Tuesday 14 April 2015

#revision - ABSTRACTION


For Clement Greenberg, modernism is born out of self-criticality. This self-criticality within painting picked up that since painting began, the flat surface of a painting has been seen as a pivotal part of what makes a painting a painting and which sets it apart from all the other arts. On top of this flat plane, a three dimensional image has been created, which in some ways negates the fact that it is on a flat surface, as nothing eludes to this within the image. 'Flatness alone was unique and exclusive to pictorial art'; Modernism, for Greenberg, focuses on the emphasising this plane and making use of it, doing away with figurative representation, as three-dimensionality is something shared with sculpture, and becoming autonomous through the individual use of a flat plane.

Artists like Piet Mondrian and Malevich have used abstraction as means of emphasising the surface of the work. In Russia, Malevich created his famous Black Square as a reduction of all representation and even that of colour. When representational art had become so tied up in bourgeoisie values, it was important if Russia was to succeed with a new regime to distance themselves artistically with this past. Alexander Rodchenko created the Last Painting in 1921, three monochrome panels that consisted of the primary colours red, yellow and blue. This was seen to be the 'death of painting', as it showed painting in its purest forms - the three primary colours, which make all colours, and the flatness of the three canvases. From this moment onwards, Rodchenko had a preoccupation with photography, especially after the rise of the Bolsheviks in 1917 deemed abstraction and suprematism to be disengaged with the everyday reality.

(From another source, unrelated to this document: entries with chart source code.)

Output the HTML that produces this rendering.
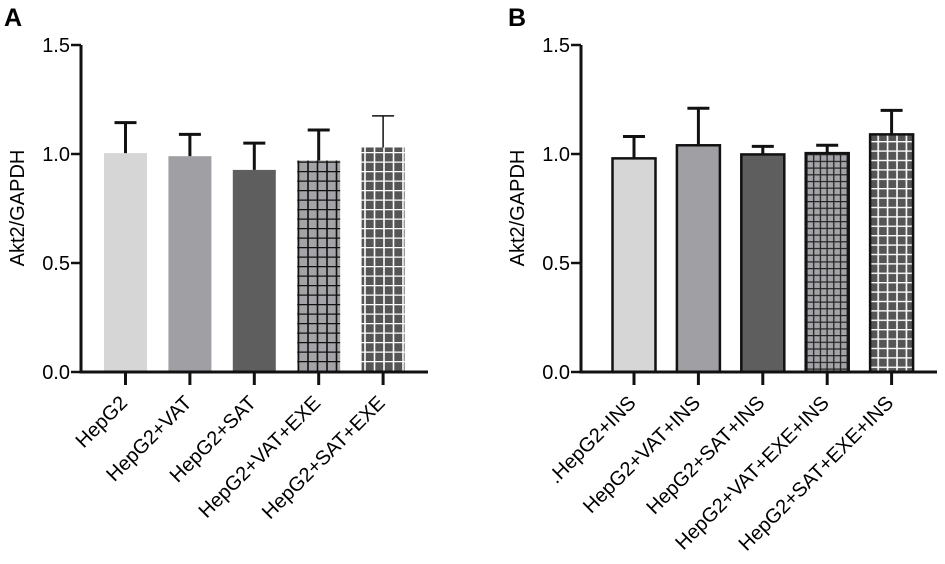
<!DOCTYPE html>
<html><head><meta charset="utf-8"><style>
body{margin:0;background:#fff}
svg{display:block;font-family:"Liberation Sans",Arial,sans-serif}
</style></head><body>
<svg id="chart" width="945" height="564" viewBox="0 0 945 564">
<defs>
<pattern id="pA4" width="9.5" height="9.5" patternUnits="userSpaceOnUse"><rect width="9.5" height="9.5" fill="#a4a4a8"/><path d="M0 0.5H9.5M4 0V9.5" stroke="#111" stroke-width="1.6"/></pattern>
<pattern id="pA5" width="9.5" height="9.5" patternUnits="userSpaceOnUse"><rect width="9.5" height="9.5" fill="#555"/><path d="M0 0.5H9.5M4 0V9.5" stroke="#fff" stroke-width="1.6"/></pattern>
<pattern id="pB4" width="6.7" height="6.7" patternUnits="userSpaceOnUse"><rect width="6.7" height="6.7" fill="#a4a4a8"/><path d="M0 0.5H6.7M3 0V6.7" stroke="#222" stroke-width="1.3"/></pattern>
<pattern id="pB5" width="9.4" height="9.4" patternUnits="userSpaceOnUse"><rect width="9.4" height="9.4" fill="#555"/><path d="M0 0.5H9.4M4 0V9.4" stroke="#fff" stroke-width="1.6"/></pattern>
</defs>
<g id="gA"></g>
<g id="gB"></g>
</svg>
<script>
const catsA = ["HepG2","HepG2+VAT","HepG2+SAT","HepG2+VAT+EXE","HepG2+SAT+EXE"];
const meanA = [1.004,0.99,0.927,0.97,1.03];
const errA = [0.14,0.10,0.123,0.14,0.145];
const catsB = [".HepG2+INS","HepG2+VAT+INS","HepG2+SAT+INS","HepG2+VAT+EXE+INS","HepG2+SAT+EXE+INS"];
const meanB = [0.98,1.04,0.998,1.004,1.09];
const errB = [0.10,0.17,0.037,0.036,0.11];
const yTicks = [0,0.5,1.0,1.5];
const yTickLabels = ["0.0","0.5","1.0","1.5"];
const fillsA = ["#d6d6d6","#a0a0a4","#5e5e5e","url(#pA4)","url(#pA5)"];
const fillsB = ["#d6d6d6","#a0a0a4","#5e5e5e","url(#pB4)","url(#pB5)"];
const NS="http://www.w3.org/2000/svg";
function mk(p,t,a){const e=document.createElementNS(NS,t);for(const k in a)e.setAttribute(k,a[k]);p.appendChild(e);return e;}
function panel(g,o){
  const y=v=>372-v*218;
  const x=i=>o.x0+i*o.step;
  const l=mk(g,"text",{x:o.lx,y:26,"font-size":25,"font-weight":"bold"});l.textContent=o.letter;
  
  
  o.cats.forEach((c,i)=>{
    const v=o.mean[i],e=o.err[i],cx=x(i);
    const b=mk(g,"rect",{x:cx-21.5,y:y(v),width:43,height:y(0)-y(v),fill:o.fills[i]});
    if(o.outline){b.setAttribute("stroke","#111");b.setAttribute("stroke-width","2.5");}
    
    
    const sw=(!o.outline&&i==4)?1.5:3;
    const eb=mk(g,"path",{d:`M${cx} ${y(v)}V${y(v+e)}M${cx-11} ${y(v+e)}H${cx+11}`,stroke:"#111","stroke-width":sw,fill:"none"});
    
    
    mk(g,"line",{x1:cx,x2:cx,y1:372,y2:385,stroke:"#111","stroke-width":3});
    const t=mk(g,"text",{x:0,y:0,"font-size":20,"text-anchor":"end",transform:`translate(${cx+3},404) rotate(-45)`});
    t.textContent=c;
    
    
  });
  mk(g,"path",{d:`M${o.ax} 45V372H${o.xend}`,stroke:"#111","stroke-width":3,fill:"none"});
  yTicks.forEach((v,i)=>{
    mk(g,"line",{x1:o.ax-10,x2:o.ax,y1:y(v),y2:y(v),stroke:"#111","stroke-width":2.5});
    const t=mk(g,"text",{x:o.ax-11,y:y(v)+7,"font-size":20,"text-anchor":"end"});t.textContent=yTickLabels[i];
    
    
  });
  const yt=mk(g,"text",{x:0,y:0,"font-size":20,"text-anchor":"middle",transform:`translate(${o.ax-57},208) rotate(-90)`});
  yt.textContent="Akt2/GAPDH";
  
  
}
panel(document.getElementById("gA"),{letter:"A",lx:4,ax:81,xend:428,x0:125.5,step:64.4,cats:catsA,mean:meanA,err:errA,fills:fillsA,outline:false});
panel(document.getElementById("gB"),{letter:"B",lx:508,ax:581,xend:937,x0:634,step:64.4,cats:catsB,mean:meanB,err:errB,fills:fillsB,outline:true});
</script>
</body></html>
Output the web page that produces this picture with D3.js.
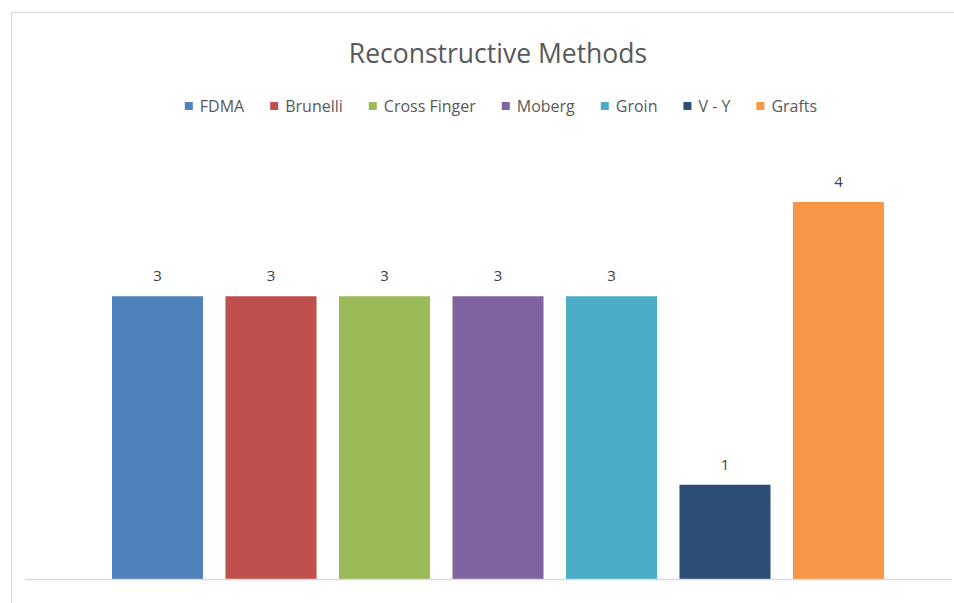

Mondrian emphasises the plane in a slightly different way. Whilst the monochromes in Russia are void of all representation, there are still some simple, pure elements of that in Mondrian's grids. Following a repetitive grid method that he used for 25 years, Mondrian created many works that follow the same repetitive technique but are infinitely different in their representation. The act of repetition, or 'systematic' art, uses repetition not to show similarities but to show differences. Mondrian's art shows that not all artistic license is lost when figurative painting is removed. 

Two modern artists who have carried on the trope of abstraction are Barnett Newmann and Ellsworth Kelly. Both of these artists use monochromes to emphasis the flatness of the surface, and both loosely utilise grid formations. Newmann's One from 1948 is a monochrome (made in a series of 5, furthering the 'systematic' process of abstract art) with a single vertical line down the middle, showing it is conscious of the limits of the surface and the edges of the plane, whereas Kelly's Red/White from 1953 uses the grid in a more explicit way, with the whole canvas being in a grid formation. This formation is one of the most effective ways to play with the Freudian idea of chance, which many artists during this time are occupied with.